Green et al (1984) measured student motivation and engagement using the Student Motivation and Engagement Scale (Martin, 2003). This was a self-completed instrument designed to measure students’ adaptive and cognitive behaviour, such as, self-efficacy, mastery orientation, and valuing of subject, persistence, planning, and study management, as well as, anxiety, failure avoidance, and uncertain control. Maladaptive behavioural dimensions (e.g. self-handicapping and disengagement) were also measured.Self-concept was measured using Shavelson’s short Self-Description Questionnaire II (Marsh and Shavelson, 1985).

Dowson et al (2003) used the General Achievement Goal Orientation Scale (GAGOS) developed by one of the authors McInerney (1997) to measure motivational goals.
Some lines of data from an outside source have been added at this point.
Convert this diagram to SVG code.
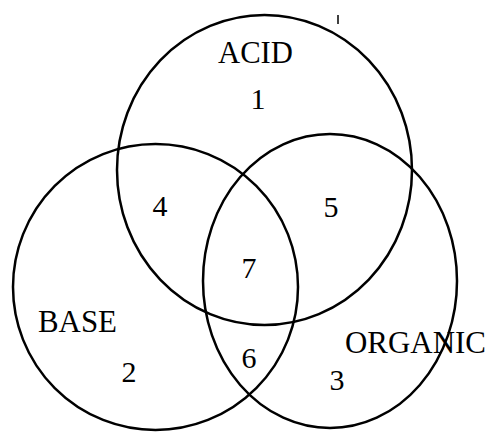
<svg xmlns="http://www.w3.org/2000/svg" width="487" height="432" viewBox="0 0 487 432">
<style>
.c{fill:none;stroke:#000;stroke-width:2.5}
.l{font-family:"Liberation Serif","Times New Roman",serif;font-size:31px;fill:#000}
.n{font-family:"Liberation Serif","Times New Roman",serif;font-size:30px;fill:#000;text-anchor:middle}
</style>
<rect width="487" height="432" fill="#fff"/>
<g id="acid">
<ellipse class="c" cx="264.5" cy="170" rx="147.5" ry="155"/>
<text class="l" x="218" y="63" textLength="75" lengthAdjust="spacingAndGlyphs">ACID</text>
<text class="n" x="258" y="109">1</text>
</g>
<g id="base">
<ellipse class="c" cx="155.5" cy="287" rx="142.5" ry="143"/>
<text class="l" x="38" y="332" textLength="79" lengthAdjust="spacingAndGlyphs">BASE</text>
<text class="n" x="129" y="382">2</text>
</g>
<g id="organic">
<ellipse class="c" cx="330" cy="281" rx="127" ry="147"/>
<text class="l" x="345" y="353" textLength="141" lengthAdjust="spacingAndGlyphs">ORGANIC</text>
<text class="n" x="337" y="390">3</text>
</g>
<g id="regions">
<text class="n" x="160" y="216">4</text>
<text class="n" x="331" y="217">5</text>
<text class="n" x="249" y="368">6</text>
<text class="n" x="249" y="278">7</text>
</g>
<g id="connectors"></g>
<g id="mark">
<path d="M338 15 L338 24" stroke="#000" stroke-width="1.5"/>
</g>
</svg>
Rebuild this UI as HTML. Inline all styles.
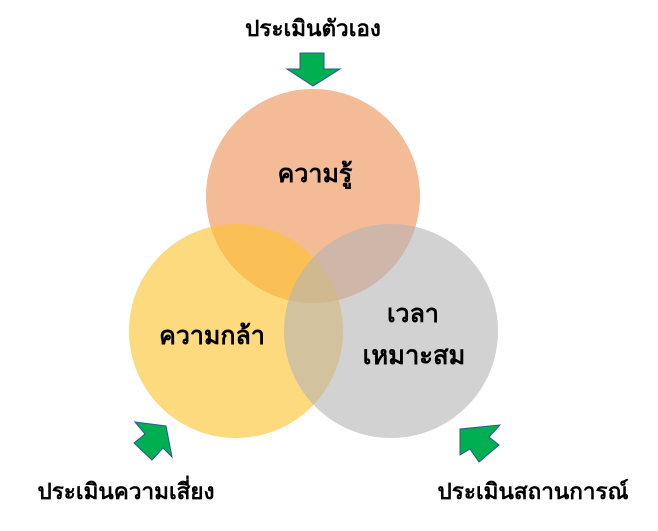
<!DOCTYPE html>
<html><head><meta charset="utf-8"><style>
body{margin:0;background:#fff;width:658px;height:531px;overflow:hidden}
svg{display:block}
text{font-family:"Liberation Sans","Noto Sans CJK SC",sans-serif;font-weight:bold;fill:#000}
</style></head><body>
<svg width="658" height="531" viewBox="0 0 658 531">
<circle cx="313" cy="196" r="107" fill="#F4BC96"/>
<circle cx="236" cy="331" r="107" fill="#FDC32E" fill-opacity="0.62"/>
<circle cx="391" cy="331" r="107" fill="#B4B4B4" fill-opacity="0.6"/>
<polygon points="300,53 324,53 324,69 340,69 313,86 287,69 300,69" fill="#00B050" stroke="#2F5597" stroke-width="1"/>
<polygon points="135,422 166,426 172,457 163,448 152,460 134,443 145,434" fill="#00B050" stroke="#2F5597" stroke-width="1"/>
<polygon points="500,425 460,429 460,455 470,449 479,462 499,445 489,437" fill="#00B050" stroke="#2F5597" stroke-width="1"/>
<text x="313" y="36" font-size="22.5" text-anchor="middle">ประเมินตัวเอง</text>
<text x="315" y="182" font-size="25" text-anchor="middle">ความรู้</text>
<text x="212" y="344" font-size="25" text-anchor="middle">ความกล้า</text>
<text x="413" y="322" font-size="25" text-anchor="middle">เวลา</text>
<text x="414" y="364" font-size="25.5" text-anchor="middle">เหมาะสม</text>
<text x="126" y="499" font-size="22.5" text-anchor="middle">ประเมินความเสี่ยง</text>
<text x="533" y="499" font-size="22.5" text-anchor="middle">ประเมินสถานการณ์</text>
</svg>
</body></html>
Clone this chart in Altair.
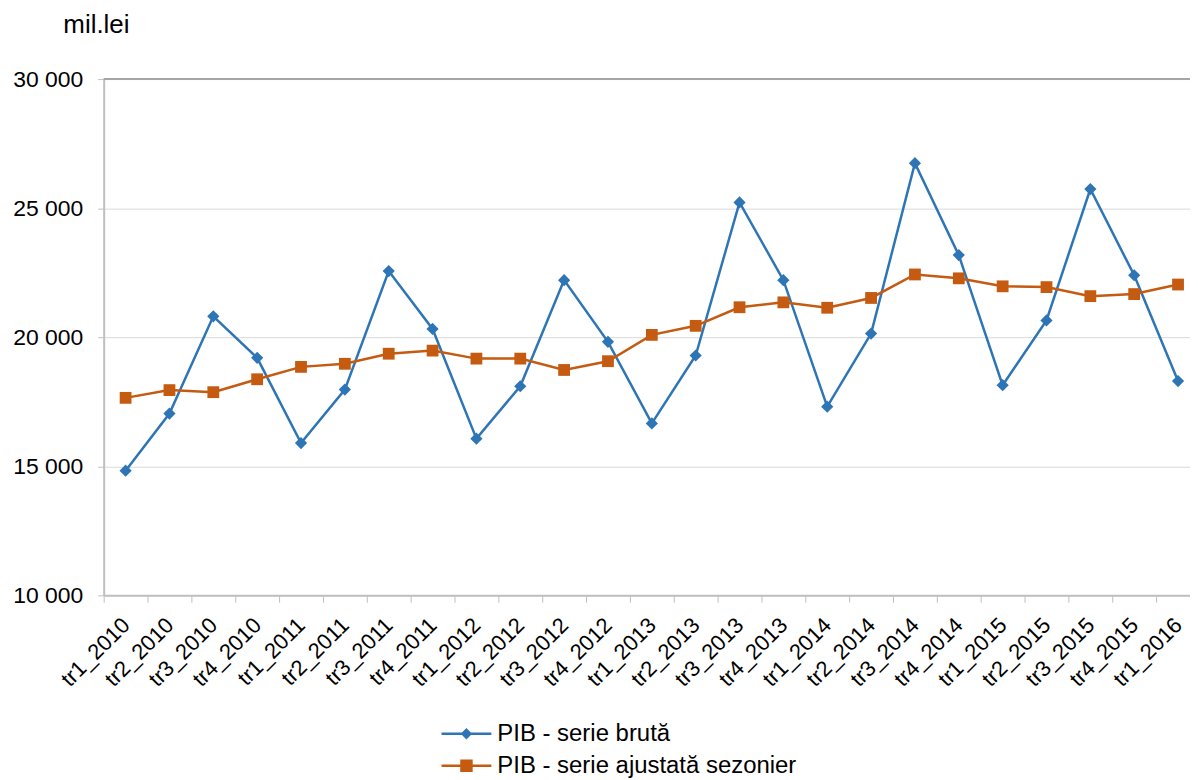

This instrument specifically measures 3 areas of achievement motivation: General Mastery (e.g. “I am most motivated when I see my work improving”); General Performance (e.g. “I am most motivated when I am doing better than others”), and General Social (e.g. “I am most motivated when I work with others”). Academic self-concept was measured using a modified version of Marsh’s (1992) Self-Description Questionnaire II (SDQ II) (Marsh, 1992), (eg. “I am good at English/math”).

Keith and Cool (1992) used the National Center for Education Statistics’ longitudinal data. They selected items from this data that measured quality of instruction and motivation constructs. However, the authors expressed doubts about whether students’ responses to questions about the quality of their school and its instruction actually measure quality of instruction and schooling. The order in which the variables were included in the model was based on a logical and chronological sequence and also on previous theory and research. Hence, background variables and ability were entered first before the other variables. Quality of instruction came before motivation as a high quality instruction generally leads to higher motivation, and a highly motivated student, in turn, complete a more academically oriented curriculum.  Students in a more academic curriculum should complete more homework and therefore achieve a higher level.